Law report: No right of silence in poll tax proceedings: Regina v Highbury Corner Magistrates' Court and another, ex parte Watkins: Queen's Bench Division (Mr Justice Henry), 9 October 1992

A person cannot rely on the privilege against self-incrimination to justify refusing to answer questions as to their means and as to why they have not paid their community charge when appearing before a magistrates' court on an application, under regulation 41 of the Community Charges (Administration and Enforcement) Regulations 1989 (SI 438), for their committal to prison for non- payment.

It was no crime not to pay the poll tax, and a defaulter, by appearing in such proceedings, did not thereby risk prosecution or penalty within the meaning of section 14(1) of the Civil Evidence Act 1968.

Mr Justice Henry refused an application by Phoebe Watkins for judicial review by way of orders of mandamus to compel the Highbury Corner Justices, when hearing a committal application by Islington London Borough Council, (i) to hear legal argument as to her compellability as a witness, or (ii) to permit her the assistance of a friend in court.

But although his Lordship denied the applicant the formal relief she had sought, he upheld her complaint that she should, at a committal hearing on 21 April 1992, have been permitted the advice and assistance of a friend in court and should been given an opportunity to cross-examine the local authority's witnesses.

Hugo Charlton (Graham Bash & Co) for the applicant.

MR JUSTICE HENRY said that the justices, in pursuance of their statutory power to inquire into the debtor's means and as to whether her failure to pay community charge was due to her wilful refusal or culpable neglect, had called the applicant into the witness box. But she would not answer their questions for three reasons.

(1) She had prepared her case with the assistance of a friend and wanted her friend to advise her and assist her in court, but the friend had been refused entry to the court.

(2) She had been denied the opportunity to cross-examine the local authority's principal recovery officer on the evidence he had given the justices as to the steps taken by the authority to recover community charge.

(3) She wished to challenge her obligation to answer questions put to her and to address legal argument to the court on her entitlement to rely on the privilege against self-incrimination.
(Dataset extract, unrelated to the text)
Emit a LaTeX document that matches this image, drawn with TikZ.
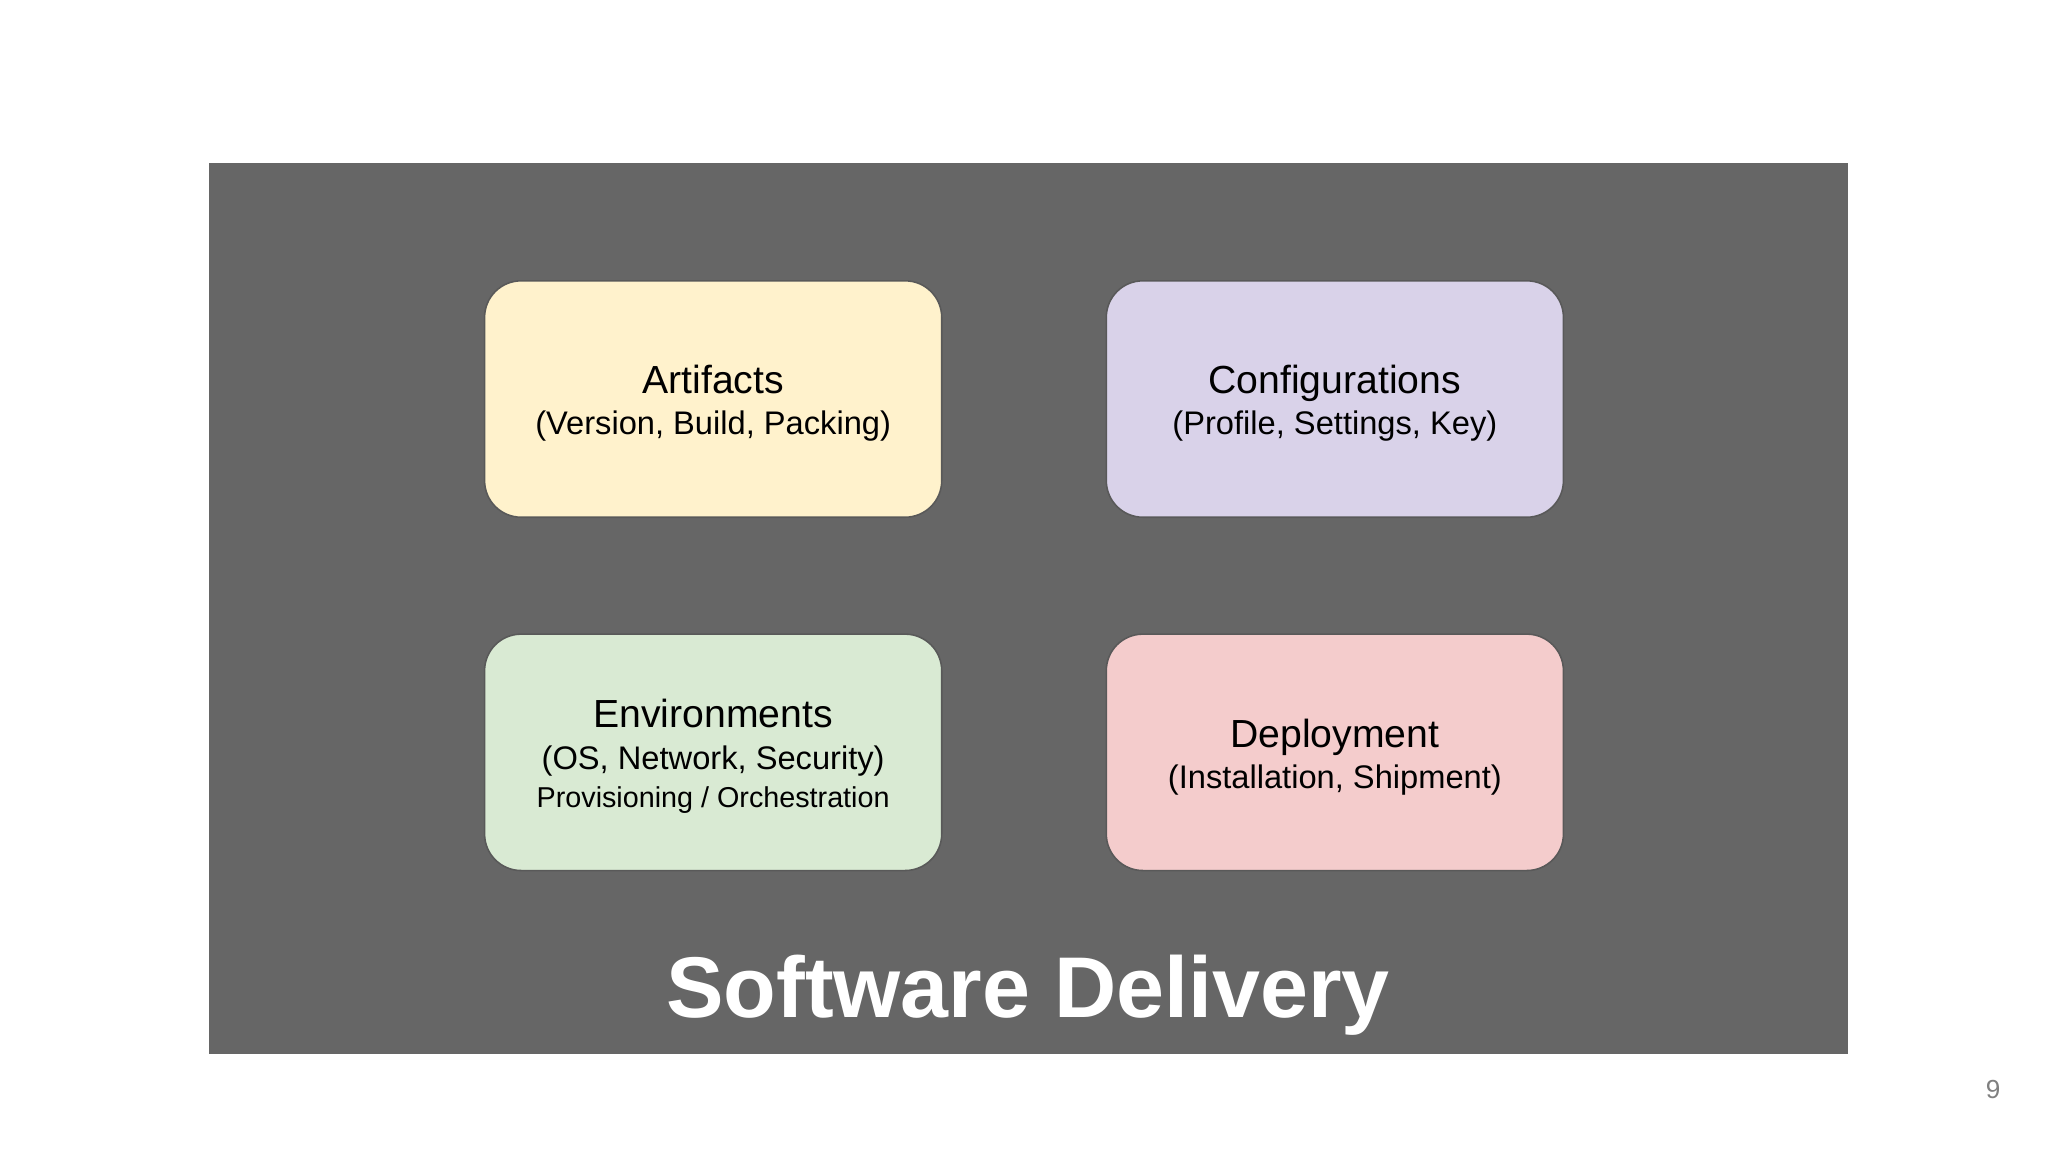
\documentclass[tikz,border=0pt]{standalone}
\usepackage{fontspec}
\setmainfont{Liberation Sans}
\definecolor{bg}{HTML}{666666}
\definecolor{cyel}{HTML}{FFF2CC}
\definecolor{cpur}{HTML}{D9D2E9}
\definecolor{cgrn}{HTML}{D9EAD3}
\definecolor{cred}{HTML}{F4CCCC}
\definecolor{edge}{HTML}{595959}
\begin{document}
\begin{tikzpicture}[x=1pt,y=-1pt,
  card/.style={draw=edge,line width=1.2pt,rounded corners=28pt,minimum width=350pt,minimum height=181pt,align=center,inner sep=0pt},
  big/.style={font=\fontsize{30}{36}\selectfont},
  mid/.style={font=\fontsize{25}{30}\selectfont},
  sm/.style={font=\fontsize{22}{27}\selectfont}]
\useasboundingbox (0,0) rectangle (1568,882);
\fill[white] (0,0) rectangle (1568,882);
\fill[bg] (160,125) rectangle (1415,807);
\node[card,fill=cyel] (art) at (546,305.5) {};
\node[card,fill=cpur] (cfg) at (1022,305.5) {};
\node[card,fill=cgrn] (env) at (546,576) {};
\node[card,fill=cred] (dep) at (1022,576) {};
\node[big,anchor=base] (t1) at (546,301) {Artifacts};
\node[mid,anchor=base] (s1) at (546,333) {(Version, Build, Packing)};
\node[big,anchor=base] (t2) at (1022,301) {Configurations};
\node[mid,anchor=base] (s2) at (1022,333) {(Profile, Settings, Key)};
\node[big,anchor=base] (t3) at (546,557) {Environments};
\node[mid,anchor=base] (s3) at (546,589) {(OS, Network, Security)};
\node[sm,anchor=base] (u3) at (546,618) {Provisioning / Orchestration};
\node[big,anchor=base] (t4) at (1022,572) {Deployment};
\node[mid,anchor=base] (s4) at (1022,604) {(Installation, Shipment)};
\node[anchor=base,text=white,font=\bfseries\fontsize{66}{78}\selectfont] (title) at (787,779) {Software Delivery};
\node[anchor=base,text=gray,font=\fontsize{20}{24}\selectfont] (pg) at (1526,841) {9};
\end{tikzpicture}
\end{document}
The justices took the view that since the procedure under regulation 41 was merely a means inquiry and involved no point of law, there was nothing on which the friend could assist and no relevant questions to be put to the recovery officer.

On the first issue it was clear, in his Lordship's judgment, following R v Leicester City Justices, ex p Barrow (1991) 2 QB 260, that a litigant in person was entitled, in the interests of fairness, to have the assistance of an adviser in court, unless, in the interests of justice and to maintain order and regulate the proceedings, the court ordered otherwise. The mere fact that the proceedings were, in the court's view, simple and straightforward was not a reason for denying such assistance.

On the second question, although the applicant could not reopen the issue of her liability to pay, a liability order having already been made in earlier proceedings in which she had an opportunity of challenging it, the present proceedings were more than just a means inquiry. The justices had to be satisfied that the charging authority had attempted to levy distress and had found insufficient goods on which to levy it, and as to the precise amount still outstanding and whether anything had been paid since the liability order. These things had to be proved, and were susceptible to challenge by cross-examination.

As for the third (and most important) question, the Common Law privilege against self-incrimination was now set out in section 14 of the Civil Evidence Act 1968, which was declaratory of the Common Law. See Re Westinghouse Electric Corporation (1978) AC 547 at 636 (per Lord Diplock).

Section 14 read: '(1) The right of a person in any legal proceedings other than criminal proceedings to refuse to answer any question . . . if to do so would tend to expose that person to proceedings for an offence or for the recovery of a penalty (a) shall only apply as regards criminal offences under the law of any part of the United Kingdom and penalties provided for by such law . . .'

That was quite clear, as was its application. Proceedings under regulation 41 were plainly legal proceedings other than criminal proceedings, since they were proceedings for the recovery of unpaid tax. The applicant's answers as to her means and as to why she had not paid would not expose her to proceedings for a criminal offence, because it was no crime not to pay the poll tax, any more than it would have been not to pay rates.

In this context, moreover, 'penalty' clearly meant something in the nature of a fine provided for by statute: see Re Westinghouse (above) at 563-565. There was no provision in regulation 41 for the imposition of any such penalty.

It followed that the privilege against self-incrimination had no relevance to questions asked in civil proceedings for the recovery of unpaid tax. It would not have provided the applicant wih a 'just excuse' under section 97(4) of the Magistrates Courts Act 1980, and she would have been vulnerable, under that section, to be committed into custody for her refusal to give evidence.

Although she should have been allowed to argue this point before the justices, since it would clearly fail it was not right now to order the justices to hear it. Nor was it necessary, having set out the law, to order the justices to permit the applicant the assistance of her friend.